Copy out, unchanged, every line from the start of the records to the line that contains "const height = 534;", and stop there.

◇ ◇ ◇

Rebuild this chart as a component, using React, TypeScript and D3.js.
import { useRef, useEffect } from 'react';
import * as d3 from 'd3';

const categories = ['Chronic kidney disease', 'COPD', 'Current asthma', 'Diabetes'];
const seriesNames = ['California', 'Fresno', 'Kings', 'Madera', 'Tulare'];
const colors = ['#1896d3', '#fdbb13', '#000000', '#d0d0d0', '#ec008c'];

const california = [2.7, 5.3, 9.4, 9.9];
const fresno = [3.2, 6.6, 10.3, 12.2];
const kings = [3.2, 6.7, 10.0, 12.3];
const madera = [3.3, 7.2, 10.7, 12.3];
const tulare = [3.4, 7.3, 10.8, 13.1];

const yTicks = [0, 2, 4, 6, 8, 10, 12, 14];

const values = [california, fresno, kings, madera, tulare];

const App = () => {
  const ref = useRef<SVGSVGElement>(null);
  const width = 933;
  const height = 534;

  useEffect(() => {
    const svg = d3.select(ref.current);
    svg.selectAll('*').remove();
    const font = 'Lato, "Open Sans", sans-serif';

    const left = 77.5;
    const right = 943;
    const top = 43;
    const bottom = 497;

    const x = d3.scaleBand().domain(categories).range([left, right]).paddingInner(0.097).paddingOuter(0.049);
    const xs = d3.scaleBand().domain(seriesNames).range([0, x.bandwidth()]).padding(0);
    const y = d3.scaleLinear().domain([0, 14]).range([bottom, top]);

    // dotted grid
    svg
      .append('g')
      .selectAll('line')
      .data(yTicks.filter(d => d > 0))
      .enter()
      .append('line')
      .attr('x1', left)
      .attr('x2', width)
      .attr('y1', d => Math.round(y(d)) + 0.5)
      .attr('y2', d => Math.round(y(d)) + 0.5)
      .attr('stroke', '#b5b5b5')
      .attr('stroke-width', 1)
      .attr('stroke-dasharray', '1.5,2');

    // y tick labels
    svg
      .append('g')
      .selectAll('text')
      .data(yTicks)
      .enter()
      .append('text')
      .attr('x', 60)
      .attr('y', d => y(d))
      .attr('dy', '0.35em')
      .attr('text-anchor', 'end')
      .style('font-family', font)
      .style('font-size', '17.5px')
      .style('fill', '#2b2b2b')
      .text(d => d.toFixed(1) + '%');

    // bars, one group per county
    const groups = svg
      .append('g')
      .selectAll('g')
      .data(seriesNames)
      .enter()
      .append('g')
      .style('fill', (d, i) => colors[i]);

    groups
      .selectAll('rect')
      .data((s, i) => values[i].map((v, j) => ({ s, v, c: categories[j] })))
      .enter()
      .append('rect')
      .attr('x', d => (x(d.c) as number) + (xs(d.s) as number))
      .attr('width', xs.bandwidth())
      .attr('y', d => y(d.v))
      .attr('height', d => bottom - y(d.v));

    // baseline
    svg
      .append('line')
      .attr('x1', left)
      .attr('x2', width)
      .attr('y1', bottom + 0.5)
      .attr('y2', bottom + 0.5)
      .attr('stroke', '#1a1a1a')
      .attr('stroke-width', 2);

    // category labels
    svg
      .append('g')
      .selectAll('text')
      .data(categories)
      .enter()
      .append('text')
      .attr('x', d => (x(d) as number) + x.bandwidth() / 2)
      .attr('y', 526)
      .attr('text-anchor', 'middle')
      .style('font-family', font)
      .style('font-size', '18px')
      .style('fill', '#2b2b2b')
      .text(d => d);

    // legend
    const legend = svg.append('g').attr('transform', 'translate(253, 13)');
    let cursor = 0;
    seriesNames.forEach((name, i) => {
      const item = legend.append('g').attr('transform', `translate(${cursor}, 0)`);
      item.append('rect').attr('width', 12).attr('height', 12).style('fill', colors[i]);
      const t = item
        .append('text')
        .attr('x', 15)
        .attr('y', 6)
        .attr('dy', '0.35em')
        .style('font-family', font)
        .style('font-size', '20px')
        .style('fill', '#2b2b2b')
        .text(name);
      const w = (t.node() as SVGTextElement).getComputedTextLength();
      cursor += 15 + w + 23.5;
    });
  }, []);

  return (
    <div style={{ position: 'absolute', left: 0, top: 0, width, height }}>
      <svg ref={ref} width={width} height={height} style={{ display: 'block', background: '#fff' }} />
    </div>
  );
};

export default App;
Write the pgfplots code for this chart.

◇ ◇ ◇

### EXPECTED ANSWER
Rebuild this chart as a component, using React, TypeScript and D3.js.
import { useRef, useEffect } from 'react';
import * as d3 from 'd3';

const categories = ['Chronic kidney disease', 'COPD', 'Current asthma', 'Diabetes'];
const seriesNames = ['California', 'Fresno', 'Kings', 'Madera', 'Tulare'];
const colors = ['#1896d3', '#fdbb13', '#000000', '#d0d0d0', '#ec008c'];

const california = [2.7, 5.3, 9.4, 9.9];
const fresno = [3.2, 6.6, 10.3, 12.2];
const kings = [3.2, 6.7, 10.0, 12.3];
const madera = [3.3, 7.2, 10.7, 12.3];
const tulare = [3.4, 7.3, 10.8, 13.1];

const yTicks = [0, 2, 4, 6, 8, 10, 12, 14];

const values = [california, fresno, kings, madera, tulare];

const App = () => {
  const ref = useRef<SVGSVGElement>(null);
  const width = 933;
  const height = 534;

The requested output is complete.